11:31 AM, 19th April 2018
About 7 months ago

most mould is down to regulations requiring inadequate ventilation and double glazing

Dr Rosalind Beck

11:38 AM, 19th April 2018
About 7 months ago

Reply to the comment left by terry sullivan at 19/04/2018 - 11:31
Yes, it's a catch 22. They make us do stuff which then causes problems. Same principle with s24 - they make us push up rents through outrageous taxation and then demand rent controls.

Chris Daniel

12:11 PM, 19th April 2018
About 7 months ago

MCHLG don’t know what’s going on – or applicable to the Housing market. ! They haven’t long brought in £30 k PER Breach ! Civil penalties. !!,
Faulty window, loose carpet and Locks not compliant with BS Standards, that’s £90 k Mr Landlord – but now we want to re-possess your £350 k property.

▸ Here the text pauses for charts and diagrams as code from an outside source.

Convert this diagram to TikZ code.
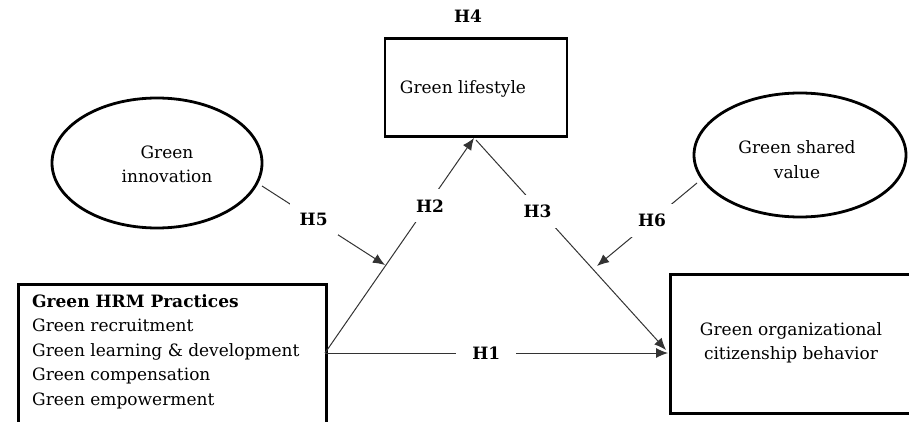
\documentclass[tikz,border=0pt]{standalone}
\usepackage{fontspec}
\setmainfont{DejaVu Serif}
\usetikzlibrary{shapes.geometric,arrows.meta}
\newcommand\myfs{\fontsize{17}{24.5}\selectfont}
\begin{document}
\begin{tikzpicture}[x=1pt,y=1pt,
  box/.style={draw, line width=2.8pt, rectangle, inner sep=0pt},
  oval/.style={draw, line width=2.8pt, ellipse, inner sep=0pt},
  txt/.style={font=\myfs, align=center, inner sep=0pt},
  conn/.style={line width=1pt, draw=black!80, -{Latex[length=12pt,width=10pt]}},
  hlab/.style={fill=white, font=\myfs\bfseries, inner sep=10pt, text=black},
]
\useasboundingbox (0,0) rectangle (909,421);
\clip (0,0) rectangle (909,421);
% boxes
\node[box, minimum width=308pt, minimum height=170pt, anchor=north west] (hrm) at (17,138) {};
\node[txt, align=left, anchor=north west] (hrmt) at (32,127)
  {\textbf{Green HRM Practices}\\Green recruitment\\Green learning \& development\\Green compensation\\Green empowerment};
\node[box, minimum width=182pt, minimum height=98pt] (life) at (476,333.5) {};
\node[txt] (lifet) at (463,332) {Green lifestyle};
\node[font=\myfs\bfseries, inner sep=0pt] (h4) at (468,405) {H4};
\node[box, minimum width=260pt, minimum height=139pt, anchor=north west] (ocb) at (669,148) {};
\node[txt] (ocbt) at (791,78) {Green organizational\\citizenship behavior};
% ellipses
\node[oval, minimum width=210pt, minimum height=130pt] (inno) at (157,258) {};
\node[txt] (innot) at (167,256.5) {Green\\innovation};
\node[oval, minimum width=212pt, minimum height=124pt] (shv) at (800,266) {};
\node[txt] (shvt) at (797,261.5) {Green shared\\value};
% junction coordinates
\coordinate (hrmout) at (325,68);
\coordinate (ocbin) at (668,68);
\coordinate (apexin) at (474,283);
\coordinate (apexout) at (476,281);
\coordinate (ocbin2) at (666,71);
\coordinate (innoout) at (262,235);
\coordinate (h5end) at (385,156);
\coordinate (shvout) at (697,238);
\coordinate (h6end) at (597,155);
% connectors
\draw[conn] (hrmout) -- node[hlab, inner xsep=16pt, pos=0.47] {H1} (ocbin);
\draw[conn] (hrmout) -- node[hlab, pos=0.685, xshift=3pt] {H2} (apexin);
\draw[conn] (apexout) -- node[hlab, pos=0.34, xshift=-3pt] {H3} (ocbin2);
\draw[conn] (innoout) -- node[hlab, pos=0.42] {H5} (h5end);
\draw[conn] (shvout) -- node[hlab, pos=0.45] {H6} (h6end);
\end{tikzpicture}
\end{document}
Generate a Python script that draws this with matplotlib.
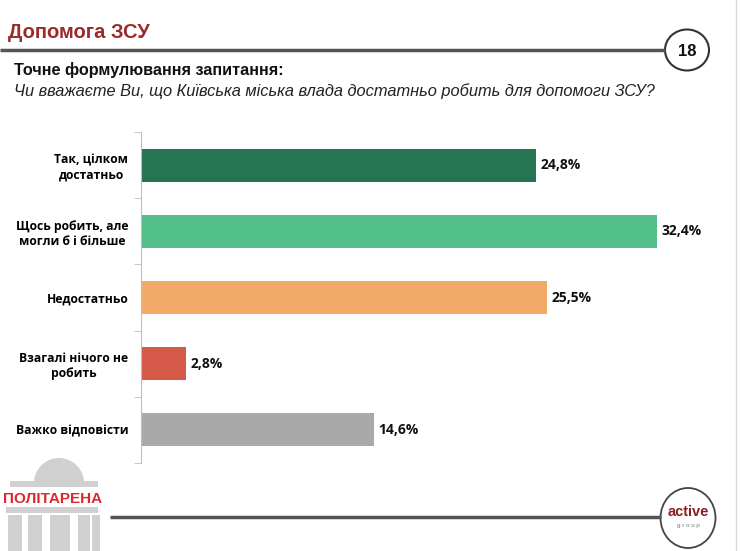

Are these REAL people dreaming this stuff up ?
In any event if £30 k wasn't enough such as Criminal Landlord, Overcrowding, as in Brent Council v Shah & others, unreported Harrow 2018, The Proceeds of Crime Act 2002 has been used. - so even this seems 'Not enough'
They acknowledge that measures they’ve introduced aren’t being implemented – so WHAT are MHCLG doing about that – nothing !
Continue blaming Landlords for what is in effect, a shocking lack of Management and Leadership of L.A’s by themselves ( not aided by the abolition of LACORS )
Savage Javid needs to take some accountability. ! – and implement the existing legislation.

John Curtis

12:34 PM, 19th April 2018
About 7 months ago

This is just another nail in the coffin.
I have decided to dispose of my property portfolio.
I have a block of 9 flats under construction and 9 more tenanted.
I have now had enough and will follow Marks lead and leave this land to all the non-participants who demand everything for nothing and are entitled to their rights with no effort from themselves.
Enough is enough.

Old Mrs Landlord

13:17 PM, 19th April 2018
About 7 months ago

Reply to the comment left by Chris Daniel at 19/04/2018 - 12:11The exmple you give of non-compliant locks is a difficult one to avoid given that tenants have the right to change locks without landlords' permission or knowledge. Problems are also caused when tenants object to thumbturn locks as their young children can let themselves out without the parent being aware, an issue raised by Mick of Nottingham (surname slipped my mind). As with tenants who refuse entry for gas cert. inspections, we are being placed in positions where it is impossible to comply with contradictory rules and are damned whichever course of action we take. No wonder so many are deciding enough is enough but this is just too much.

terry sullivan

13:20 PM, 19th April 2018
About 7 months ago

Reply to the comment left by Chris Daniel at 19/04/2018 - 12:11
javid is clueless--i think cs are running rings round him!

Mick Roberts

16:44 PM, 20th April 2018
About 7 months ago

Keep making it harder for us.
Makes rents go up which is harder for tenants and it's a spiralling circle.

Make it easy within laws of course and rents won't be as dear and more competition too which means more choice for tenants.

We getting blamed on the supply issue. No one else is was buying certain properties, so we housed someone when the Govt and Council didn't.